How do you accept and move on from that? It's like I've been living a lie or living with someone who was a fraud and yet I still feel like I love him. Hearing that he is out dating and meeting new people kills me but I just pretend that it doesn't because I don't want him to know that it still hurts. He says he held me back from doing so many things, which is true, I would have done so many more things that he did say no to but it doesn't give him the right to take away what I was supposed to have, the things we were going to do but now we won't. 
The few close friends I do have, which happen to all be male say he is an idiot and I am better off without him, which may be true but it doesn't make it feel better and it doesn't help the hurt go away. He was the one person I could always count on when I needed him. No matter what it was, if it was a flat tire, a broken water pipe a health issue he was there... no one else has ever been there like that. 
How do you move on from here? I have done all of the physical moving, on the outside everything looks great, new furniture, new apartment, I've done a bit of traveling, but on the inside I'm still stuck.


----------



## BFGuru (Jan 28, 2013)

I'm sorry you are hurting right now. This isn't easy. Mine dropped the bomb a week and a day ago, so this is all very fresh to me. I just wanted to respond and give you a cyber hug, even if I don't have all the answers.


----------



## LisasJourney (Jan 30, 2013)

Thank you, I appreciate that. It does get easier than it was a week after the fact if that helps? It doesn't make any more sense but you can at least breath without feeling like you might vomit (most days)... I hope that you are okay and that we can all get through this.


----------



## BFGuru (Jan 28, 2013)

I'm ok in this very moment. Not sure about five minutes from now. I've been a bit bipolar emotionally with it all. Honestly I felt like I could finally breathe when he told me. Three days later I got gut wrenchingly depressed, cried my eyes out all night. Didn't sleep a wink and made my first post here. Then I got pissed. And now I'm just...eh. But earlier I almost burst into tears in front of a potential land lord over realizing my piano would never make it up the stairs to the second story apartment. I'm a bit crazy about it all lol. I am just working through each emotion as they come and doing what needs to be done to find an apartment I can afford for me and the kids.

You are making, what appears to novice me, as an excellent start.

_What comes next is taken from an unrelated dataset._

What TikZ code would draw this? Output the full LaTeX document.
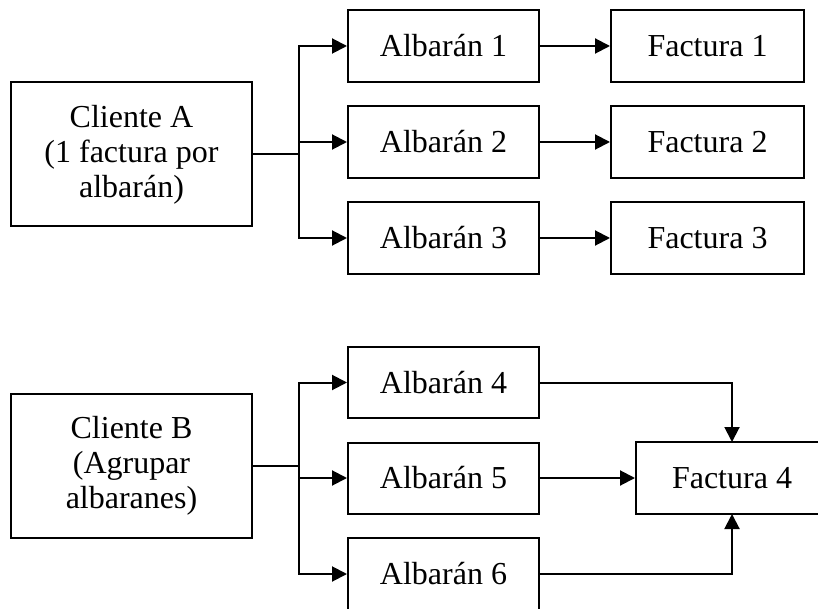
\documentclass[tikz,border=0pt]{standalone}
\usepackage{fontspec}
\setmainfont{Liberation Serif}
\usetikzlibrary{arrows.meta}
\begin{document}
\begin{tikzpicture}[x=1pt,y=-1pt,
  box/.style={draw, line width=2pt, inner sep=0pt, align=center,
    font=\fontsize{32}{35}\selectfont},
  alb/.style={box, minimum width=191pt, minimum height=72pt},
  conn/.style={line width=2pt},
  arr/.style={conn, -{Triangle[length=15pt,width=15pt]}}]
\useasboundingbox (0,0) rectangle (818,609);
\clip (0,0) rectangle (818,609);
% Cliente A group
\node[box, minimum width=241pt, minimum height=144pt] (ca) at (131.5,154.5) {Cliente A\\(1 factura por\\albarán)};
\node[alb] (a1) at (443.5,46) {Albarán 1};
\node[alb] (a2) at (443.5,142) {Albarán 2};
\node[alb] (a3) at (443.5,238) {Albarán 3};
\node[alb, minimum width=193pt] (f1) at (707.5,46) {Factura 1};
\node[alb, minimum width=193pt] (f2) at (707.5,142) {Factura 2};
\node[alb, minimum width=193pt] (f3) at (707.5,238) {Factura 3};
\draw[conn] (ca.east) -- (299,154.5) coordinate (brA);
\draw[arr] (brA) |- (a1.west);
\draw[arr] (brA) |- (a2.west);
\draw[arr] (brA) |- (a3.west);
\draw[arr] (a1.east) -- (f1.west);
\draw[arr] (a2.east) -- (f2.west);
\draw[arr] (a3.east) -- (f3.west);
% Cliente B group
\node[box, minimum width=241pt, minimum height=144pt] (cb) at (131.5,466) {Cliente B\\(Agrupar\\albaranes)};
\node[alb, minimum height=71pt] (a4) at (443.5,382.5) {Albarán 4};
\node[alb, minimum height=71pt] (a5) at (443.5,478) {Albarán 5};
\node[alb] (a6) at (443.5,574) {Albarán 6};
\node[alb, minimum width=210pt] (f4) at (741,478) {\hspace*{-18pt}Factura 4};
\coordinate (f4top) at (732,442);
\coordinate (f4bot) at (732,514);
\draw[conn] (cb.east) -- (299,466) coordinate (brB);
\draw[arr] (brB) |- (a4.west);
\draw[arr] (brB) |- (a5.west);
\draw[arr] (brB) |- (a6.west);
\draw[arr] (a4.east) -| (f4top);
\draw[arr] (a5.east) -- (f4.west);
\draw[arr] (a6.east) -| (f4bot);
\end{tikzpicture}
\end{document}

Replacing things and what not. It can't be easy, but you sound like you are sad, but making it. Stay strong.


----------



## angelpixie (Mar 2, 2012)

Lisa, what your H is doing is known as changing history and blameshifting. It's a common tactic that a walk-away spouse uses to justify leaving. It's doubtful that he was that unhappy and doing those things only for you all those years.

Does it mean anything when it comes to your current situation? Unfortunately, it probably doesn't. He has checked out. He is able to move on so easily because he'd already started that checking-out process long before he actually told you his decision. You haven't had time to catch up. Plus, it's also easier for him because he _was_ the one to make the actual decision, he has that power behind him. 

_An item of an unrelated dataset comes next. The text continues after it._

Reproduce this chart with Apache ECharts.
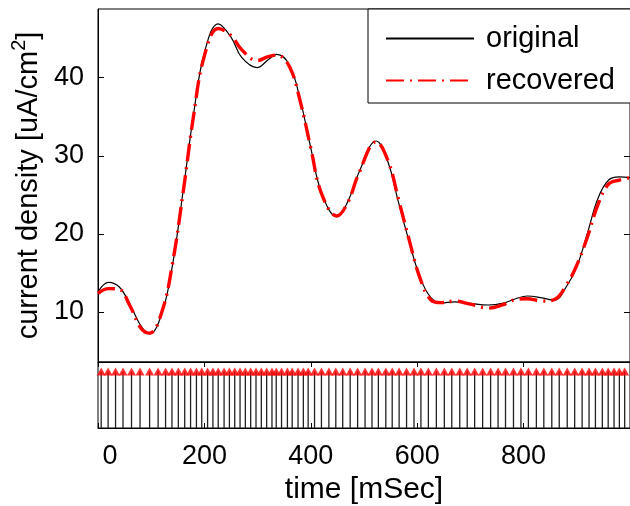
<!DOCTYPE html>
<html><head><meta charset="utf-8">
<script src="https://cdn.jsdelivr.net/npm/echarts@6/dist/echarts.min.js"></script>
<style>html,body{margin:0;padding:0;background:#fff}#c{width:630px;height:506px}</style>
</head><body><div id="c"></div>
<script>
// time points (ms) for the two current-density curves
const times = [0, 20, 40, 60, 80, 97, 120, 140, 160, 180, 200, 226, 250, 270, 299, 320, 336, 360, 380, 400, 420, 449, 470, 490, 523, 545, 565, 585, 605, 625, 645, 670, 700, 733, 760, 785, 807, 835, 858, 880, 900, 920, 940, 960, 980, 1000];
const original = [12.6, 13.8, 13.2, 11.0, 8.3, 7.2, 9.8, 16.0, 25.5, 35.5, 43.2, 46.9, 45.2, 42.6, 41.3, 42.3, 43.0, 41.6, 37.2, 31.0, 25.3, 22.2, 24.2, 27.8, 31.9, 29.2, 24.0, 19.0, 14.5, 11.9, 11.15, 11.3, 11.1, 10.9, 11.1, 11.7, 12.05, 11.8, 11.5, 13.2, 15.8, 20.1, 24.6, 26.9, 27.3, 27.2];
const recovered = [12.4, 13.0, 12.9, 10.8, 8.0, 7.3, 10.0, 16.2, 25.3, 35.3, 42.8, 46.3, 45.4, 43.6, 42.2, 42.7, 42.9, 41.4, 37.0, 31.0, 25.2, 22.3, 24.1, 27.7, 31.8, 29.4, 24.4, 19.2, 14.4, 11.6, 11.2, 11.4, 11.0, 10.5, 10.9, 11.6, 11.7, 11.4, 11.6, 13.4, 16.0, 19.6, 23.8, 26.4, 26.9, 27.2];
// sampling instants shown as stems
const sampleTimes = [6, 19, 33, 47, 63, 79, 97, 113, 127, 139, 151, 163, 174, 185, 195, 206, 216, 226, 237, 247, 257, 267, 277, 287, 297, 307, 317, 327, 335, 345, 356, 365, 376, 386, 395, 407, 420, 434, 447, 460, 474, 488, 502, 515, 527, 541, 553, 566, 580, 594, 607, 621, 636, 651, 665, 680, 694, 708, 723, 738, 752, 766, 781, 795, 809, 824, 838, 853, 867, 882, 896, 910, 923, 935, 948, 959, 970, 980, 990];
const sampleValue = 1;
const yTicks = [10, 20, 30, 40];
const xTickStep = 200;

const FONT = 'Liberation Sans';
const chart = echarts.init(document.getElementById('c'), null, {renderer: 'canvas'});
const pairs = (xs, ys) => xs.map((x, i) => [x, ys[i]]);

const option = {
  backgroundColor: '#fff',
  animation: false,
  grid: [
    {left: 98, top: 9, width: 535, height: 353, show: true, borderColor: '#000', borderWidth: 1, backgroundColor: 'transparent'},
    {left: 98, top: 362, width: 535, height: 66, show: true, borderColor: '#000', borderWidth: 1, backgroundColor: 'transparent'}
  ],
  legend: {
    data: ['original', 'recovered'],
    orient: 'vertical',
    left: 368, top: 9,
    itemWidth: 88, itemHeight: 14, itemGap: 13,
    padding: [15, 60, 8, 17],
    borderColor: '#000', borderWidth: 1, backgroundColor: '#fff',
    itemStyle: {opacity: 0},
    textStyle: {fontFamily: FONT, fontSize: 29, color: '#000', padding: [0, 0, 0, 7]}
  },
  xAxis: [
    {gridIndex: 0, type: 'value', min: 0, max: 1000, axisLine: {show: false}, axisTick: {show: false}, axisLabel: {show: false}, splitLine: {show: false}},
    {gridIndex: 1, type: 'value', min: 0, max: 1000, interval: xTickStep, position: 'bottom',
     axisLine: {show: true, lineStyle: {color: '#000'}},
     axisTick: {show: true, inside: true, length: 5, lineStyle: {color: '#000'}},
     axisLabel: {fontFamily: FONT, fontSize: 27, color: '#000', margin: 15, showMaxLabel: false,
       formatter: v => v === 0 ? '{z|0}' : (v >= 1000 ? '' : String(v)),
       rich: {z: {fontFamily: FONT, fontSize: 27, color: '#000', padding: [0, 0, 0, 24]}}},
     splitLine: {show: false},
     name: 'time [mSec]', nameLocation: 'middle', nameGap: 47,
     nameTextStyle: {fontFamily: FONT, fontSize: 30, color: '#000'}},
    {gridIndex: 1, type: 'value', min: 0, max: 1000, interval: xTickStep, position: 'top',
     axisLine: {show: true, lineStyle: {color: '#000'}},
     axisTick: {show: true, inside: true, length: 5, lineStyle: {color: '#000'}},
     axisLabel: {show: false}, splitLine: {show: false}}
  ],
  yAxis: [
    {gridIndex: 0, type: 'value', min: 3.6, max: 48.8, position: 'left',
     axisLine: {show: true, lineStyle: {color: '#000'}},
     axisTick: {show: true, inside: true, length: 6, customValues: yTicks, lineStyle: {color: '#000'}},
     axisLabel: {customValues: yTicks, fontFamily: FONT, fontSize: 27, color: '#000', margin: 14},
     splitLine: {show: false},
     name: '{m|current density [uA/cm}{s|2}{m|]}', nameLocation: 'middle', nameGap: 33,
     nameTextStyle: {fontFamily: FONT, fontSize: 29, color: '#000',
       rich: {
         m: {fontFamily: FONT, fontSize: 29, color: '#000', lineHeight: 34, verticalAlign: 'bottom'},
         s: {fontFamily: FONT, fontSize: 20, color: '#000', lineHeight: 34, verticalAlign: 'top'}
       }}},
    {gridIndex: 0, type: 'value', min: 3.6, max: 48.8, position: 'right',
     axisLine: {show: true, lineStyle: {color: '#000'}},
     axisTick: {show: true, inside: true, length: 6, customValues: yTicks, lineStyle: {color: '#000'}},
     axisLabel: {show: false}, splitLine: {show: false}},
    {gridIndex: 1, type: 'value', min: 0, max: 1.17, show: false, splitLine: {show: false}}
  ],
  series: [
    {name: 'original', type: 'line', xAxisIndex: 0, yAxisIndex: 0, data: pairs(times, original),
     smooth: 0.4, symbol: 'none', showSymbol: false, color: '#000',
     lineStyle: {color: '#000', width: 1.2}, z: 2},
    {name: 'recovered', type: 'line', xAxisIndex: 0, yAxisIndex: 0, data: pairs(times, recovered),
     smooth: 0.4, symbol: 'none', showSymbol: false, color: '#ff0000',
     lineStyle: {color: '#ff0000', width: 3.4, type: [18, 6, 2, 6]}, z: 3},
    {name: 'stems', type: 'custom', xAxisIndex: 1, yAxisIndex: 2,
     data: sampleTimes.map(t => [t, sampleValue]),
     renderItem: (params, api) => {
       const p0 = api.coord([api.value(0), 0]);
       const p1 = api.coord([api.value(0), api.value(1)]);
       return {type: 'line', shape: {x1: p0[0], y1: p0[1], x2: p1[0], y2: p1[1]},
               style: {stroke: '#222', lineWidth: 1.3}};
     }, z: 2},
    {name: 'samples', type: 'scatter', xAxisIndex: 1, yAxisIndex: 2,
     data: sampleTimes.map(t => [t, sampleValue]),
     symbol: 'triangle', symbolSize: [9, 8], itemStyle: {color: '#ff0000'}, z: 3}
  ]
};
chart.setOption(option);
</script>
</body></html>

You've been together a long time. It's going to take time to recover from this. Are you seeing an individual counselor of any kind? It can be helpful to learn some coping strategies, and to also learn ways to hasten your own detachment process. 

But don't try to stuff the feelings down. Feel them, express them, but be careful that they don't take you over. Journalling your feelings helps a lot. 

Make sure you take good care of yourself physically -- eat well, exercise, get out of the house and do things. 

A divorce is every bit as stressful as the death of a spouse -- more so in some ways, as the spouse is choosing to leave, so there are extra things to deal with. But there is a grieving process just the same. 

Love yourself, and respect yourself -- those are Commandments #s 1 and 2.


----------



## LisasJourney (Jan 30, 2013)

angelpixie said:


> Lisa, what your H is doing is known as changing history and blameshifting. It's a common tactic that a walk-away spouse uses to justify leaving. It's doubtful that he was that unhappy and doing those things only for you all those years.
> 
> Does it mean anything when it comes to your current situation? Unfortunately, it probably doesn't. He has checked out. He is able to move on so easily because he'd already started that checking-out process long before he actually told you his decision. You haven't had time to catch up. Plus, it's also easier for him because he _was_ the one to make the actual decision, he has that power behind him.
> 
> ...


_Posted via Mobile Device_


----------



## LisasJourney (Jan 30, 2013)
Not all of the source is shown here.